Given an input and an output, we can easily determine whether or not the component properly processed the supplied input.
If the component under test translates inputs into protocol operations or protocol operations into outputs, we can capture input calls, return values, and messages sent and received.
It may be a little more work to capture messages that are sent and received by the application, but given the inputs, outputs, and all of the messages exchanged, we should be able to determine whether or not the component properly processed the supplied inputs.
If the component's functionality is statefull (determined by a long history of inputs, or the interactions of inputs form independent sources) there may be no simple relationship between the most recent inputs and the current output.
There could be many errors in the component's internal state that would not manifest themselves in any particular output.

If we were not able to capture the input or output messages, then we would not be able to observe enough key events to enable us to infer whether or not the component was working correctly. These key events would not be observable to us.

If we had a way of dumping out the internal state of the component after each transaction, we could ascertain whether or not the internal state had been properly updated. If the internal state was not reasonably accessible to our testing tools, then this state would not be observable to us.

If all key outputs, events, and state of a component can be observed by a testing framework, then it should be possible to determine whether or not the component is functioning correctly. If this is not the case, there may be unobservable errors hiding within the unexposed state.

When a statefull component, or one with complex outputs is being designed, thought must be given to how the state and outputs can be made accessible to testing software.

Controllability

How easy is it to drive the inputs of a component, and to what extent do these controllable inputs permit us to fully exercise its capabilities.
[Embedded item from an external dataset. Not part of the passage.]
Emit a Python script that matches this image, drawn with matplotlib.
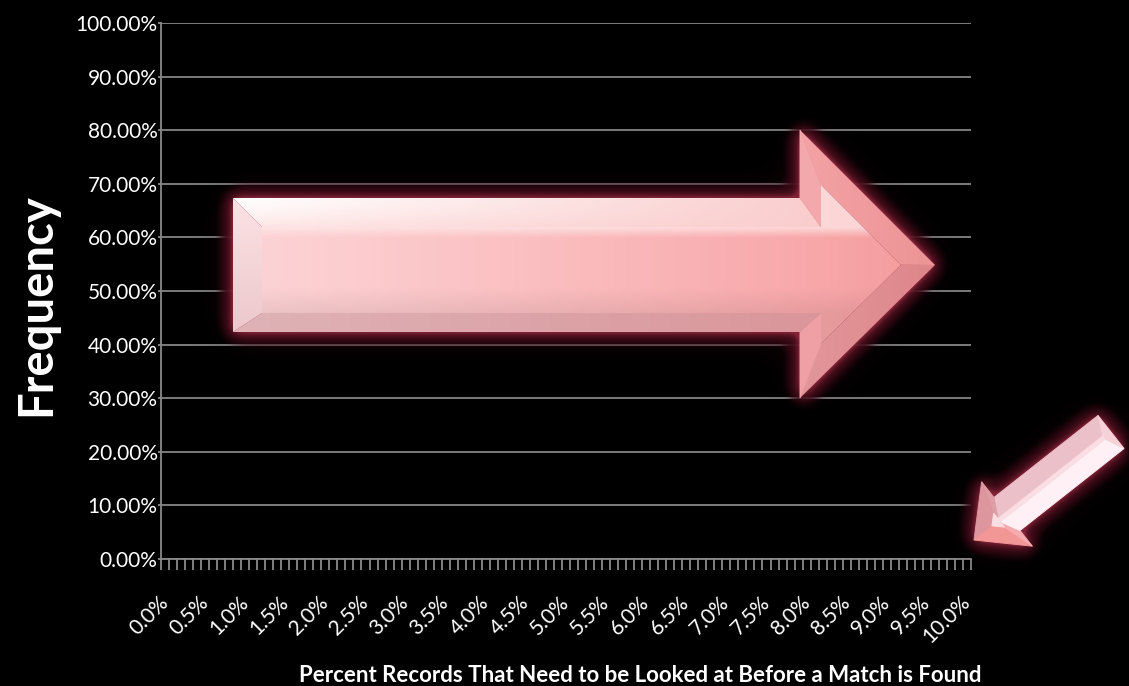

If we go back to a component that performs a direct transformation on its input (e.g. factorial or discrete cosine transform) we pretty clearly have the ability to generate any input we want.
If a component makes synchronous (or worse, asynchronous) requests of other components, we may also have to be able to simulate all possible responses from those components (e.g. likely errors).
If the component's function is intrinsically statefull, do we have the ability to accurately recreate any reasonable initial state before running our tests?

If a component has sophisticated interactions with other components, we need a plan for simulating a wide range of behaviors on the part of the other components. To the extent that we can do that, those inputs become controllable.

If a component operates on the basis of accumulated state, we need a plan for how we can put the component into any particular initial state, so that we assess its behavior to subsequent events. To the extent that we can do this, that initial state becomes controllable.

Clear Definition of Correctness

Would you know correct behavior if you saw it?

This almost has to be a joke? Right?

Some people attempt to design systems without a clear definition of correct behavior. They do so on the assumption that they can then tune (or debug) the system until its behavior is satisfactory. This approach works for training neural networks, but it is not a good plan for a designed system.

If you do not have a clear definition of correctness, what will you design your system to do?
If you do not have a clear definition of correctness, how will you determine whether not your system is doing it?

Having clear definitions of correct behavior (in this state, given these inputs, the system will xxx):

guides the design and implementation, making it much more likely that they will be correct.
identifies test cases that need to be run.
tells us what behavior we should expect.

It is even better if the definition of correctness is a concise one:

a shorter definition is easier to understand
a shorter definition is easier to review, and hence more likely to be correct.
a shorter definition of the desired behavior is likely to lead to a simpler implementation.
a shorter definition of the desired behavior is likely to require fewer test cases to verify it.

Logical Isolability of Functionality

Is it possible to build and test each function in isolation, or do we have to exercise everything to test anything?

If nothing works until everything works, we will find testing and debugging to be a painful process:

We may have to write a great deal of code before we can start testing any of it.
It is much better if each routine or class can be exercised as soon as it is written, and before it is combined with other pieces.
when problems are found, it may be difficult to figure out where in the hierarchy of functions they originated.
If we can control the inputs and observe the outputs of a single function, it is relatively easy to figure out what that function did. If we can only observe the operation of the entire program, it may be very difficult to figure out where an incorrect result came from.

There may be some components that cannot be tested in perfect isolation, but if there is a partial ordering of functionality testing that enables us to test all of the other sub-components first, we can be relatively sure that new problems are in the new code.

Conclusion

A testable system is one about which we can relatively simply and economically gain considerable confidence about its correctness. Testability is a characteristic of both good architecture and good design. It is right up there with modularity in terms of its impact, but unfortunately it does not seem to receive much attention.

Testability follows directly from a few easily assessed properties a design, and this means that it is within our power to create components that are highly testable. More testable components mean that we can more easily gain greater confidence of their correctness. As a pleasant side effect, components developed with a clear definition of correctness are more likely to be correct in the first case.